* [RAW DATA]:

_ _ _

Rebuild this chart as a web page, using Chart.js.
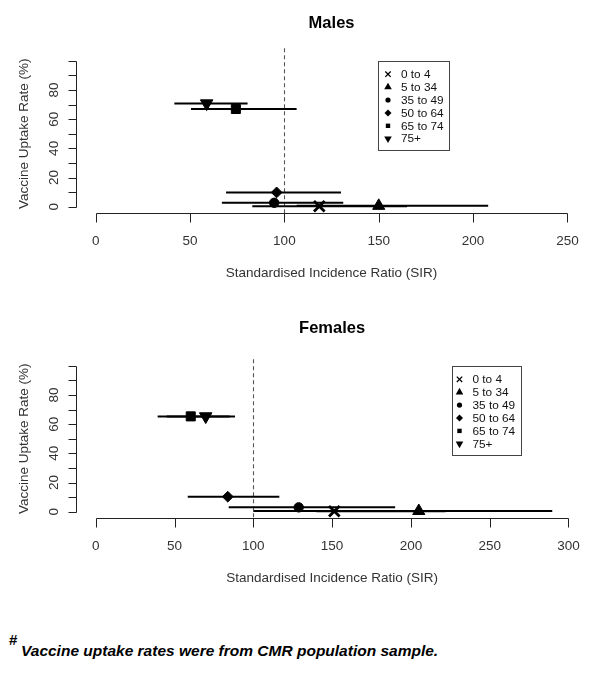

_ _ _

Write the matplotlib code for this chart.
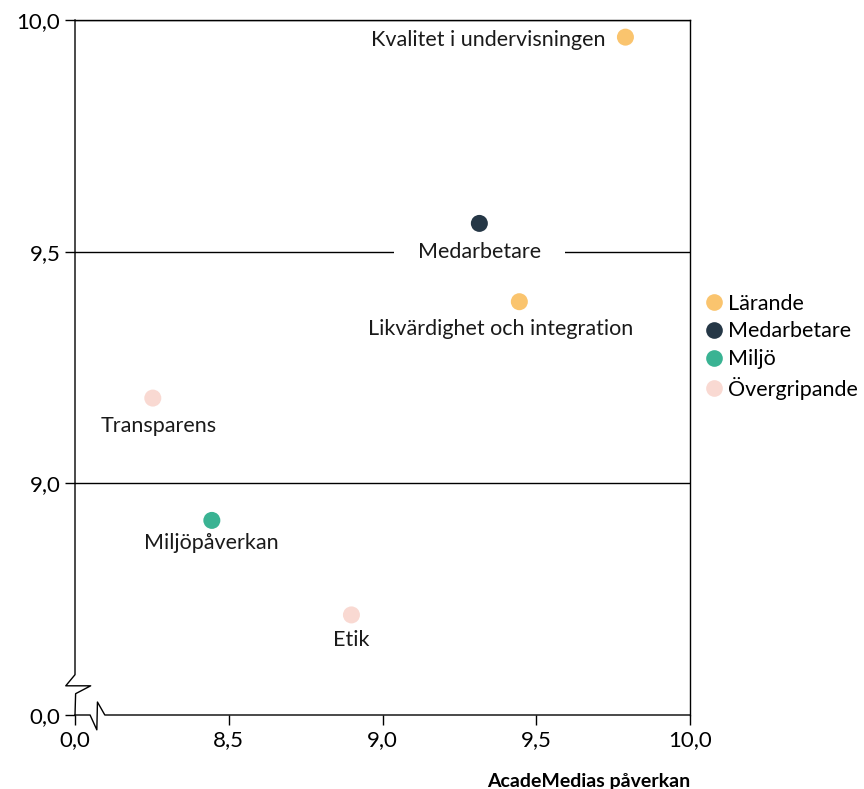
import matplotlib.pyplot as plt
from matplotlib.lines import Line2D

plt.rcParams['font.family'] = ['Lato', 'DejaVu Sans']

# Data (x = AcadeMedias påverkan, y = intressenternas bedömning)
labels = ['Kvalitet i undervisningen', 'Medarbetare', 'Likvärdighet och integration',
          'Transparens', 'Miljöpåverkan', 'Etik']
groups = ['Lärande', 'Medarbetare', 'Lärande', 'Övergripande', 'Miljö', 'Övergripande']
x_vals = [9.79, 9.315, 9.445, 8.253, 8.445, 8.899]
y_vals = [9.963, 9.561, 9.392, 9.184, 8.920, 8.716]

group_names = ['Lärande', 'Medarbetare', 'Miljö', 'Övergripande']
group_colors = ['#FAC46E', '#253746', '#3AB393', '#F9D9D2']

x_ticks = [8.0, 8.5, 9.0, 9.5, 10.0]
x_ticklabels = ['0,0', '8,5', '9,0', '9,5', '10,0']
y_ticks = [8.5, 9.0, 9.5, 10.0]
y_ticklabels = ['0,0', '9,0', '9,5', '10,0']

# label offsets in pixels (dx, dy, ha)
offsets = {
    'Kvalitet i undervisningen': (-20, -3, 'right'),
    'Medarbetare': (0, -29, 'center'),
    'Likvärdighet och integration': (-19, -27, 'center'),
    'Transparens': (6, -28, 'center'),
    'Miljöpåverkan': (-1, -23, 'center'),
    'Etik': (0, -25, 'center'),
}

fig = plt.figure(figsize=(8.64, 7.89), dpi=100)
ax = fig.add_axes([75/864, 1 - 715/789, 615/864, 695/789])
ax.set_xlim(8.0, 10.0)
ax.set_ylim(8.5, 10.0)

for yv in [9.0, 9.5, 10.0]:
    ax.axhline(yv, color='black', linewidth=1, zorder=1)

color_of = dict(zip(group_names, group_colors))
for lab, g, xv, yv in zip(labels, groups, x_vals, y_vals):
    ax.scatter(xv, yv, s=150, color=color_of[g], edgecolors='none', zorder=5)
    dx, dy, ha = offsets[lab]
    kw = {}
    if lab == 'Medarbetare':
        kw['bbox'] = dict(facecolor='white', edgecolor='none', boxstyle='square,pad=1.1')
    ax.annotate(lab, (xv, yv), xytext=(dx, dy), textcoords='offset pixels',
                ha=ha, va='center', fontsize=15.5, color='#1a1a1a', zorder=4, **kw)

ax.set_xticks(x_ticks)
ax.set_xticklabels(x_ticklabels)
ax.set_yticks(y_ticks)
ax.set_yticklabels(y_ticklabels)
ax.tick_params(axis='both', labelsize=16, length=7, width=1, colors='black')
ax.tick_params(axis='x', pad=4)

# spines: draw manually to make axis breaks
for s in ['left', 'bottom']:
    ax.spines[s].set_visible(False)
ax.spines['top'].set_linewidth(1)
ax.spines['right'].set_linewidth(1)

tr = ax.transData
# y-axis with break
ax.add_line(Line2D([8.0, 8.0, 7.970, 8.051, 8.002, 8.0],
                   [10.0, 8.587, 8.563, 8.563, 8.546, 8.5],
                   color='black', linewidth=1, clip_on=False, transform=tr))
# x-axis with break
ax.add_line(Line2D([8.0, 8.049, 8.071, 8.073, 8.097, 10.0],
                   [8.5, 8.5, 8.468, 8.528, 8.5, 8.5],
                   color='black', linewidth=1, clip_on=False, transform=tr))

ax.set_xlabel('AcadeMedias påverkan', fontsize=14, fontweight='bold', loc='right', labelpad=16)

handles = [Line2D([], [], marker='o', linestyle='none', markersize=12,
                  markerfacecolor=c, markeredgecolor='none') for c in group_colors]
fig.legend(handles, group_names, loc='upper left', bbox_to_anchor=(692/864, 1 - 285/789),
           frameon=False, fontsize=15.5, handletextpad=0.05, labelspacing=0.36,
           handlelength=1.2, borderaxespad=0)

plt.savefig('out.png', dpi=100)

_ _ _

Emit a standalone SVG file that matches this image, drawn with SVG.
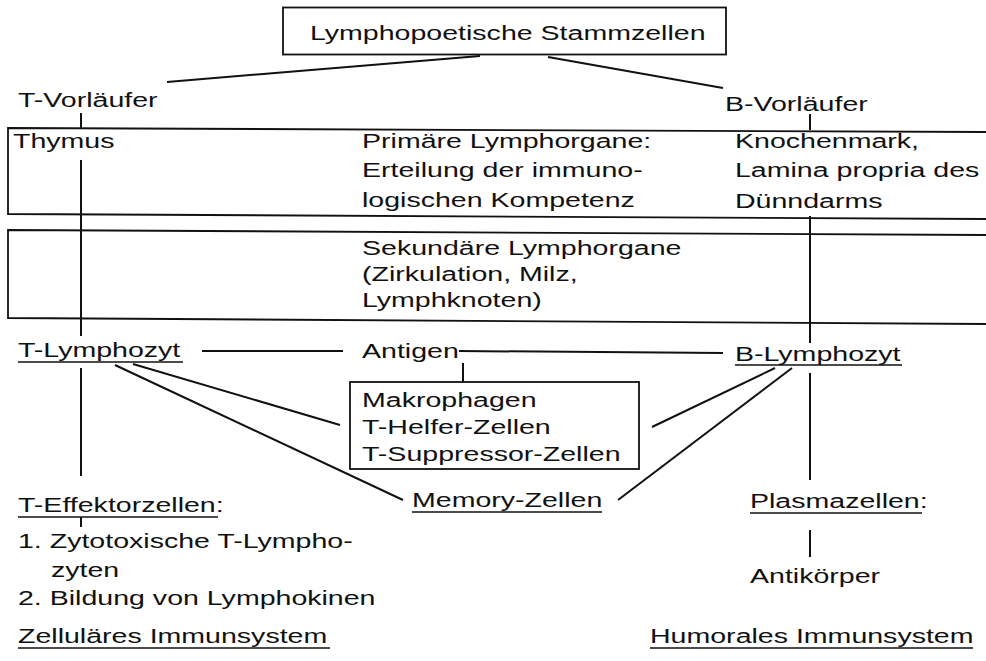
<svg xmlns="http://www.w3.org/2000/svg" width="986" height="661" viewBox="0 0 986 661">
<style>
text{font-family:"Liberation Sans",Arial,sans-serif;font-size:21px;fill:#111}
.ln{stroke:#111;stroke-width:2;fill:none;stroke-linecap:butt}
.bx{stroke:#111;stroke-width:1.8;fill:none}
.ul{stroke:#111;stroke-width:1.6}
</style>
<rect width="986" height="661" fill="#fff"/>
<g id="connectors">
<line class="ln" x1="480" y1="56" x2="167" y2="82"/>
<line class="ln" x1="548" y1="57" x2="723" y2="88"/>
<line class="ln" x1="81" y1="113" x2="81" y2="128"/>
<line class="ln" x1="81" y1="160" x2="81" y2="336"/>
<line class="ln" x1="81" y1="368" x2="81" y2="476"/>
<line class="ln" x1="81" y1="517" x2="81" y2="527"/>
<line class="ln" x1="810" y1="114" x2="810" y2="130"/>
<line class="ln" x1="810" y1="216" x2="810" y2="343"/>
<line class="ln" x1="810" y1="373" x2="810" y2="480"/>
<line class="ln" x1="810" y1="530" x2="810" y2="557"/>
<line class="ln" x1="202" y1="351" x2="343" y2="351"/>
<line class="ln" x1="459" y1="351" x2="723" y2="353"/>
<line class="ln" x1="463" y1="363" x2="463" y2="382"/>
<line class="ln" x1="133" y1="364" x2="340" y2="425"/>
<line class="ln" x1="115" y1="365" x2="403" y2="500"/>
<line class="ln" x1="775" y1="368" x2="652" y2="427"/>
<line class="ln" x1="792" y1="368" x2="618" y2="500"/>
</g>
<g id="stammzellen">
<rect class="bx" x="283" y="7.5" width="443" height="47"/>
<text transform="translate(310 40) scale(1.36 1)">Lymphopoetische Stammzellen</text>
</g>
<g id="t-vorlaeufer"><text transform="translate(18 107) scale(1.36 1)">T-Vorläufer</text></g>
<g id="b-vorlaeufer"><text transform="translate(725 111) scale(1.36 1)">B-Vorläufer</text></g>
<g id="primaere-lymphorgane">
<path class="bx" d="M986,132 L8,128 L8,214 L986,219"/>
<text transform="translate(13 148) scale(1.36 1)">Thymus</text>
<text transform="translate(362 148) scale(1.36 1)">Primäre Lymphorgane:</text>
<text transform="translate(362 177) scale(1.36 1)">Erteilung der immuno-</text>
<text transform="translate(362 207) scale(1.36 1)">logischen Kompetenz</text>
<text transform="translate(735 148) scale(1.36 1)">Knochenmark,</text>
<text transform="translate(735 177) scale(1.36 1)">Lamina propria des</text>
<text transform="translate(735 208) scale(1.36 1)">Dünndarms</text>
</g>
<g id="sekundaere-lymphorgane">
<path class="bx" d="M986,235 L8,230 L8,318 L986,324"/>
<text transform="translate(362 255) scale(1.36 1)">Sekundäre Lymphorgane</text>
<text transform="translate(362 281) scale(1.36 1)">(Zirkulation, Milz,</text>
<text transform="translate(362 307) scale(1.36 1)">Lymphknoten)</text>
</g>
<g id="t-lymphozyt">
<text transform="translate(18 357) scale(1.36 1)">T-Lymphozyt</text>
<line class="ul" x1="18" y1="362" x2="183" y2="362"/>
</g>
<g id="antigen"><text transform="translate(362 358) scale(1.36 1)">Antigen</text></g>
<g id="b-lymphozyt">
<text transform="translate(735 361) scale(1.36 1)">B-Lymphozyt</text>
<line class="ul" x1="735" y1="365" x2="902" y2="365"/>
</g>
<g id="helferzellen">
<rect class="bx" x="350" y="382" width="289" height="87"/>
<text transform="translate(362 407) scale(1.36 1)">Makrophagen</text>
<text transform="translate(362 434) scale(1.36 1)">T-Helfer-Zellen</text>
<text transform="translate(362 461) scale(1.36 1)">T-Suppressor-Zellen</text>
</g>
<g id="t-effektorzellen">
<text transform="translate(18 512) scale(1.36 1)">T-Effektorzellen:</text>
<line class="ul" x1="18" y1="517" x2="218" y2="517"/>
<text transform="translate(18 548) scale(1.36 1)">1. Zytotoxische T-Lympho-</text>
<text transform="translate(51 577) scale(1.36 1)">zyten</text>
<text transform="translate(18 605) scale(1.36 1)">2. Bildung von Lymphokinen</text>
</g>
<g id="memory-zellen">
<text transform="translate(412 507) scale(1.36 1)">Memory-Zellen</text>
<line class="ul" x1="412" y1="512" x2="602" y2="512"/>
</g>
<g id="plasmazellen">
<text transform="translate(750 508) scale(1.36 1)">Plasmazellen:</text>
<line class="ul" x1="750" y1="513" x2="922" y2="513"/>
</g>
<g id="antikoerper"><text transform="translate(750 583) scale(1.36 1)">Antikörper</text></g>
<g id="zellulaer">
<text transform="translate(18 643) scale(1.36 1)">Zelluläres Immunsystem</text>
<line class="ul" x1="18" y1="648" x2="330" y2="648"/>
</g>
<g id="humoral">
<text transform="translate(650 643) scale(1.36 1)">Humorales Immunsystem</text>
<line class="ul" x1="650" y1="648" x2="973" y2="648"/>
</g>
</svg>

_ _ _

* [DIRECTIONS]:
Above this task is a listing with pictures in it. Retype only the lines from the one containing "Write the matplotlib code for this chart." through the one containing "color='#1a1a1a', zorder=4, **kw)", both included, and not the pictures.

* [EXPECTED ANSWER]:
Write the matplotlib code for this chart.
import matplotlib.pyplot as plt
from matplotlib.lines import Line2D

plt.rcParams['font.family'] = ['Lato', 'DejaVu Sans']

# Data (x = AcadeMedias påverkan, y = intressenternas bedömning)
labels = ['Kvalitet i undervisningen', 'Medarbetare', 'Likvärdighet och integration',
          'Transparens', 'Miljöpåverkan', 'Etik']
groups = ['Lärande', 'Medarbetare', 'Lärande', 'Övergripande', 'Miljö', 'Övergripande']
x_vals = [9.79, 9.315, 9.445, 8.253, 8.445, 8.899]
y_vals = [9.963, 9.561, 9.392, 9.184, 8.920, 8.716]

group_names = ['Lärande', 'Medarbetare', 'Miljö', 'Övergripande']
group_colors = ['#FAC46E', '#253746', '#3AB393', '#F9D9D2']

x_ticks = [8.0, 8.5, 9.0, 9.5, 10.0]
x_ticklabels = ['0,0', '8,5', '9,0', '9,5', '10,0']
y_ticks = [8.5, 9.0, 9.5, 10.0]
y_ticklabels = ['0,0', '9,0', '9,5', '10,0']

# label offsets in pixels (dx, dy, ha)
offsets = {
    'Kvalitet i undervisningen': (-20, -3, 'right'),
    'Medarbetare': (0, -29, 'center'),
    'Likvärdighet och integration': (-19, -27, 'center'),
    'Transparens': (6, -28, 'center'),
    'Miljöpåverkan': (-1, -23, 'center'),
    'Etik': (0, -25, 'center'),
}

fig = plt.figure(figsize=(8.64, 7.89), dpi=100)
ax = fig.add_axes([75/864, 1 - 715/789, 615/864, 695/789])
ax.set_xlim(8.0, 10.0)
ax.set_ylim(8.5, 10.0)

for yv in [9.0, 9.5, 10.0]:
    ax.axhline(yv, color='black', linewidth=1, zorder=1)

color_of = dict(zip(group_names, group_colors))
for lab, g, xv, yv in zip(labels, groups, x_vals, y_vals):
    ax.scatter(xv, yv, s=150, color=color_of[g], edgecolors='none', zorder=5)
    dx, dy, ha = offsets[lab]
    kw = {}
    if lab == 'Medarbetare':
        kw['bbox'] = dict(facecolor='white', edgecolor='none', boxstyle='square,pad=1.1')
    ax.annotate(lab, (xv, yv), xytext=(dx, dy), textcoords='offset pixels',
                ha=ha, va='center', fontsize=15.5, color='#1a1a1a', zorder=4, **kw)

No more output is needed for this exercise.